Mittwoch, 29. Juli 2009

Absturzgefährdet

Nichts bleibt, wie es war. Gestern genervt, heute gegafft. Heute nahm ich den Krach von gestern gar nicht mehr wahr, so gebannt stand ich am Restaurantfenster und hielt Maulaffen feil. Irgendwann hielt ich es drinnen nicht mehr aus; es zog mich mit Macht hinaus in die Gehwegnasen-Vorhölle. Mitten hinein in diese chaotisch anmutende Ausgrabungsstätte, an der - einem geheimnisvollen, für mich kaum zu erschließenden Systemprinzip folgend - das Unterste zuoberst gekehrt wird.
Schon jetzt lässt sich eindeutig feststellen, dass in puncto Gehwegnase das Restaurant die Nase vorn hat: Keine andere Straßenecke bekommt einen so ausladenden Riesenzinken; keine andere Straßenecke bietet so viel krawallige Action. Ich war nicht die einzige, die sich der Gafferfreude hingab, auch nicht die einzige, die fotografierte, halt nur die einzige mit einer weißen Schürze und einem Flaschenboy im Schlepptau. Alle starrten wie hypnotisiert auf die aggressiv gebleckten Zähne der Baggerschaufel,
auf das stete Heben und Senken, auf die permanente Suchbewegung des Schaufelarmes nach der richtigen Position, auf die Veränderung des Schaufelwinkels im entscheidenden Moment,
auf das Innehalten der schwankenden Schaufel kurz vor dem finalen Biss in den Boden, bis es schließlich hieß -
Zugriff! Für eine bange Sekunde hielten dann alle die Luft an, bevor endlich zu sehen war, was die Schaufel zutage förderte - das Richtige? Oder irgendwas Verkehrtes?

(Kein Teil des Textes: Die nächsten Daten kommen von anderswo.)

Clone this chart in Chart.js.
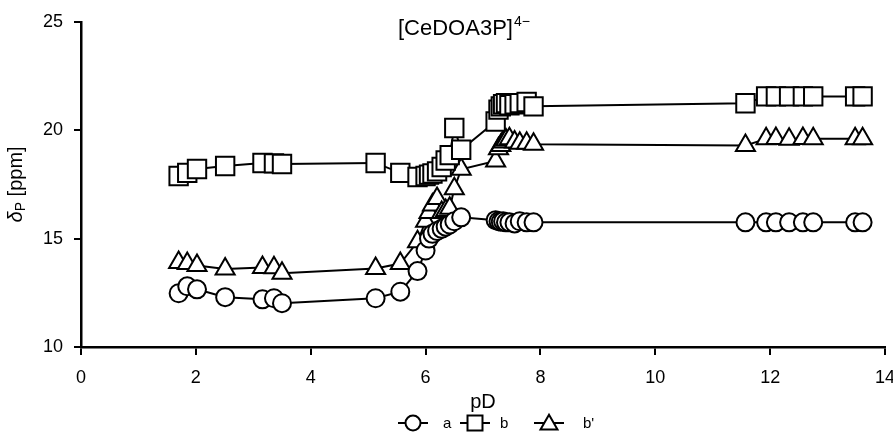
<!DOCTYPE html>
<html>
<head>
<meta charset="utf-8">
<title>[CeDOA3P]4− chemical shift vs pD</title>
<script src="https://cdn.jsdelivr.net/npm/chart.js@4.4.1/dist/chart.umd.min.js"></script>
<style>
    html, body { margin: 0; padding: 0; background: #fff; overflow: hidden; }
    /* canvas is a little wider than the frame so the "14" label runs off the edge */
    #wrap { width: 893px; height: 448px; overflow: hidden; }
</style>
</head>
<body>
<div id="wrap"><canvas id="shiftChart" width="900" height="448"></canvas></div>
<script>
// pD values of the titration (shared by all three signals)
const pD = [
    1.70, 1.85, 2.02, 2.51, 3.16, 3.36, 3.50,
    5.13, 5.56, 5.86,
    6.00, 6.06, 6.12, 6.20, 6.28, 6.35, 6.42, 6.50, 6.62,
    7.22, 7.27, 7.31, 7.35, 7.40, 7.46, 7.55, 7.64, 7.76, 7.88,
    11.57, 11.93, 12.10, 12.33, 12.57, 12.75,
    13.48, 13.61
];

// 31P shifts in ppm
const deltaA = [
    12.48, 12.80, 12.66, 12.30, 12.20, 12.25, 12.02,
    12.25, 12.55, 13.50,
    14.45, 15.00, 15.22, 15.35, 15.45, 15.55, 15.65, 15.80, 15.98,
    15.85, 15.80, 15.78, 15.80, 15.75, 15.75, 15.70, 15.80, 15.75, 15.75,
    15.75, 15.75, 15.75, 15.75, 15.75, 15.75,
    15.75, 15.75
];
const deltaB = [
    17.89, 18.03, 18.21, 18.35, 18.49, 18.47, 18.44,
    18.49, 18.03, 17.84,
    17.89, 17.95, 18.00, 18.10, 18.30, 18.60, 18.85, 20.10, 19.10,
    20.40, 20.95, 21.10, 21.20, 21.25, 21.15, 21.20, 21.25, 21.30, 21.10,
    21.24, 21.56, 21.56, 21.56, 21.56, 21.56,
    21.56, 21.56
];
const deltaB2 = [
    13.90, 13.85, 13.76, 13.60, 13.67, 13.65, 13.40,
    13.62, 13.85, 14.85,
    15.80, 16.20, 16.55, 16.85, 16.20, 16.30, 16.40, 17.30, 18.20,
    18.58, 19.15, 19.30, 19.45, 19.55, 19.60, 19.45, 19.40, 19.40, 19.35,
    19.30, 19.60, 19.62, 19.58, 19.62, 19.60,
    19.60, 19.60
];

const seriesNames = ["a", "b", "b'"];
const seriesValues = [deltaA, deltaB, deltaB2];
const markerStyles = ["circle", "rect", "triangle"];
const markerRadius = [9, 13, 11];      // on the plot
const legendRadius = [7.5, 10.6, 9.8]; // in the key

const FONT = '"Liberation Sans", Arial, sans-serif';
const INK = '#000';

// Chart title, y axis label and the key are drawn by hand (sub/superscripts)
const annotations = {
    id: 'annotations',
    afterDraw(chart) {
        const ctx = chart.ctx;
        const area = chart.chartArea;
        ctx.save();
        ctx.fillStyle = INK;

        // title with charge superscript
        ctx.textAlign = 'left';
        ctx.textBaseline = 'alphabetic';
        ctx.font = '22px ' + FONT;
        const main = '[CeDOA3P]';
        const tx = 398;
        const mainW = ctx.measureText(main).width;
        ctx.fillText(main, tx, 35);
        ctx.font = '14px ' + FONT;
        ctx.fillText('4\u2212', tx + mainW + 1, 26);

        // rotated y label: italic delta, subscript P, unit
        ctx.save();
        ctx.translate(16, (area.top + area.bottom) / 2);
        ctx.rotate(-Math.PI / 2);
        ctx.textBaseline = 'middle';
        const parts = [
            { t: '\u03b4', f: 'italic 20px ' + FONT, dy: 0 },
            { t: 'P', f: '14px ' + FONT, dy: 5 },
            { t: ' [ppm]', f: '20px ' + FONT, dy: 0 }
        ];
        let total = 0;
        parts.forEach(p => { ctx.font = p.f; p.w = ctx.measureText(p.t).width; total += p.w; });
        let px = -total / 2;
        parts.forEach(p => { ctx.font = p.f; ctx.fillText(p.t, px, p.dy); px += p.w; });
        ctx.restore();

        // key: line through marker, then the series name
        const keyY = 423;
        const keySymbolX = [413, 475, 549];
        const keyTextX = [443, 500, 583];
        ctx.font = '15px ' + FONT;
        ctx.textBaseline = 'middle';
        seriesNames.forEach((name, i) => {
            const cx = keySymbolX[i];
            ctx.strokeStyle = INK;
            ctx.lineWidth = 2;
            ctx.beginPath();
            ctx.moveTo(cx - 15, keyY);
            ctx.lineTo(cx + 15, keyY);
            ctx.stroke();
            ctx.fillStyle = '#fff';
            const my = markerStyles[i] === 'triangle' ? keyY + 1.5 : keyY;
            Chart.helpers.drawPoint(ctx, {
                pointStyle: markerStyles[i], radius: legendRadius[i], rotation: 0, borderWidth: 2
            }, cx, my);
            ctx.fillStyle = INK;
            ctx.fillText(name, keyTextX[i], keyY + 1);
        });
        ctx.restore();
    }
};

const datasets = seriesNames.map((name, i) => ({
    label: name,
    data: pD.map((x, j) => ({ x: x, y: seriesValues[i][j] })),
    showLine: true,
    borderColor: INK,
    borderWidth: 2,
    tension: 0,
    pointStyle: markerStyles[i],
    pointRadius: markerRadius[i],
    pointBackgroundColor: '#fff',
    pointBorderColor: INK,
    pointBorderWidth: 2,
    clip: false
}));

new Chart(document.getElementById('shiftChart'), {
    type: 'scatter',
    data: { datasets: datasets },
    options: {
        responsive: false,
        animation: false,
        devicePixelRatio: 1,
        layout: { padding: { top: 18, right: 2, left: 0, bottom: 0 } },
        plugins: {
            legend: { display: false },
            tooltip: { enabled: false }
        },
        scales: {
            x: {
                type: 'linear',
                min: 0,
                max: 14,
                ticks: { stepSize: 2, color: INK, font: { size: 18, family: FONT }, padding: 12, maxRotation: 0 },
                grid: { drawOnChartArea: false, drawTicks: true, tickLength: 8, color: INK, lineWidth: 2 },
                border: { color: INK, width: 2.5 },
                title: { display: true, text: 'pD', color: INK, font: { size: 20, family: FONT }, padding: { top: 0, bottom: 34 } },
                afterFit: s => { s.height = 101; s.paddingRight = 0; }
            },
            y: {
                min: 10,
                max: 25,
                ticks: { stepSize: 5, color: INK, font: { size: 18, family: FONT }, padding: 11 },
                grid: { drawOnChartArea: false, drawTicks: true, tickLength: 7, color: INK, lineWidth: 2 },
                border: { color: INK, width: 2.5 },
                afterFit: s => { s.width = 81; }
            }
        }
    },
    plugins: [annotations]
});
</script>
</body>
</html>
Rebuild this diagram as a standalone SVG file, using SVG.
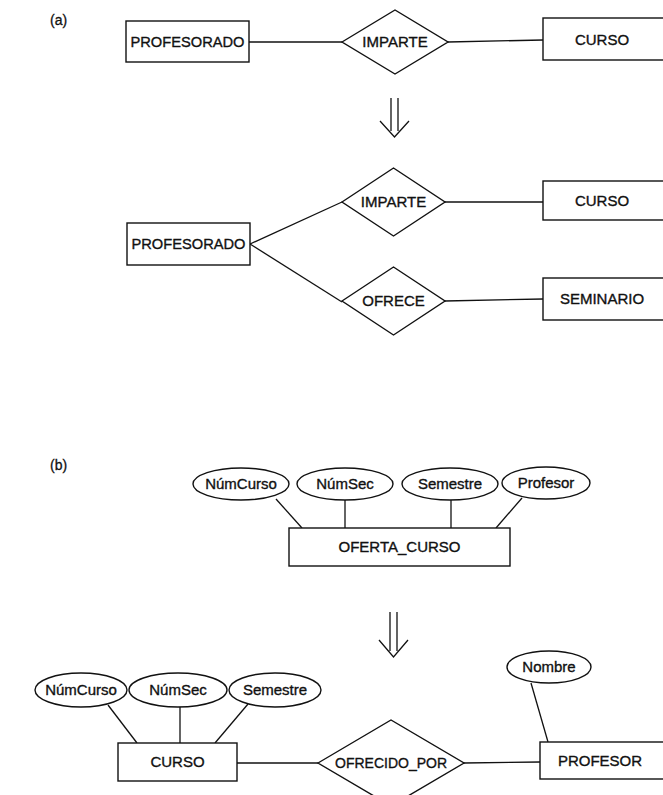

Volle Ladung? Oder nur ein paar Erdkrümel? Oder womöglich gar nichts? Wenn letzteres passierte - und es passierte mehr als einmal -, war es dem Baggerführer sichtlich peinlich, weil der schaulustigen Menge unisono ein enttäuschtes 'Ooh!' entfuhr. Griff er dagegen in die Vollen, kündete ein langgezogenes 'Aaaah!' von tiefer Befriedigung infolge Spannungsabfuhr.
Bei diesem Volltreffer wurde sogar spontan Beifall geklatscht. Das Dumme war nur, dass der Betonklotz, kaum dass er auf der Schaufel balancierend nach oben schwebte, sein Gleichgewicht verlor und meteoritengleich zurück in die Tiefe stürzte. Mindestens vier der versammelten Foto-Gaffer (mich eingeschlossen) brüllten gleichzeitig 'Neiiin!'. Keineswegs aus Enttäuschung oder Schreck, sondern aus Ärger: Hatten wir doch alle abgedrückt, als der Klotz erfolgreich geborgen schien. Keiner von uns war schnell genug am Drücker gewesen, um das unerwartete Scheitern fotografisch festzuhalten - das wäre doch das symbolträchtige Motiv der Stunde gewesen. Der Absturz lauert schließlich überall. Wer wüsste das nicht in diesen unangenehmer werdenden Zeiten.

Nichts bleibt, wie es war. Gestern stand der Altglascontainer noch dort, wo jetzt der Bagger parkt. Heute mittag stand der Container dort, wo heute morgen noch das Pixiklo stand.
Gut, ein Klohäusl mitten auf der Straße, kann man verstehen, dass sie es dezent ein wenig nach hinten und dafür den Glascontainer in die erste Reihe gerückt haben. So finde ich ihn auch leichter. Denn es ist ja nicht gerade so, dass der Zugang zum Glascontainer barrierefrei wäre - was per Luftlinie nach einem Katzensprung aussieht, ist de facto ein aufwendiges Gekurve um Baulöcher und -fahrzeuge herum, immer auf der Suche nach einer abgesenkten, aber noch nicht ausgehobenen Stelle am Gehweg, die mir der tolpatschige Flaschenboy nicht allzu übel nimmt.
Ich ertappte mich bei der Phantasie, den überquellenden Flaschenboy Hals über Kopf in den Baugrund zu kippen, um dann gierig zu gaffen, wie die Baggerschaufel mit einem kraftvollen Hub denn Flaschenberg nach oben wuppt und auf die andere Seite der Straße hievt. Erstaunt hörte ich meine Stimme ein lautes, langgezogenes 'Aaaah!' machen.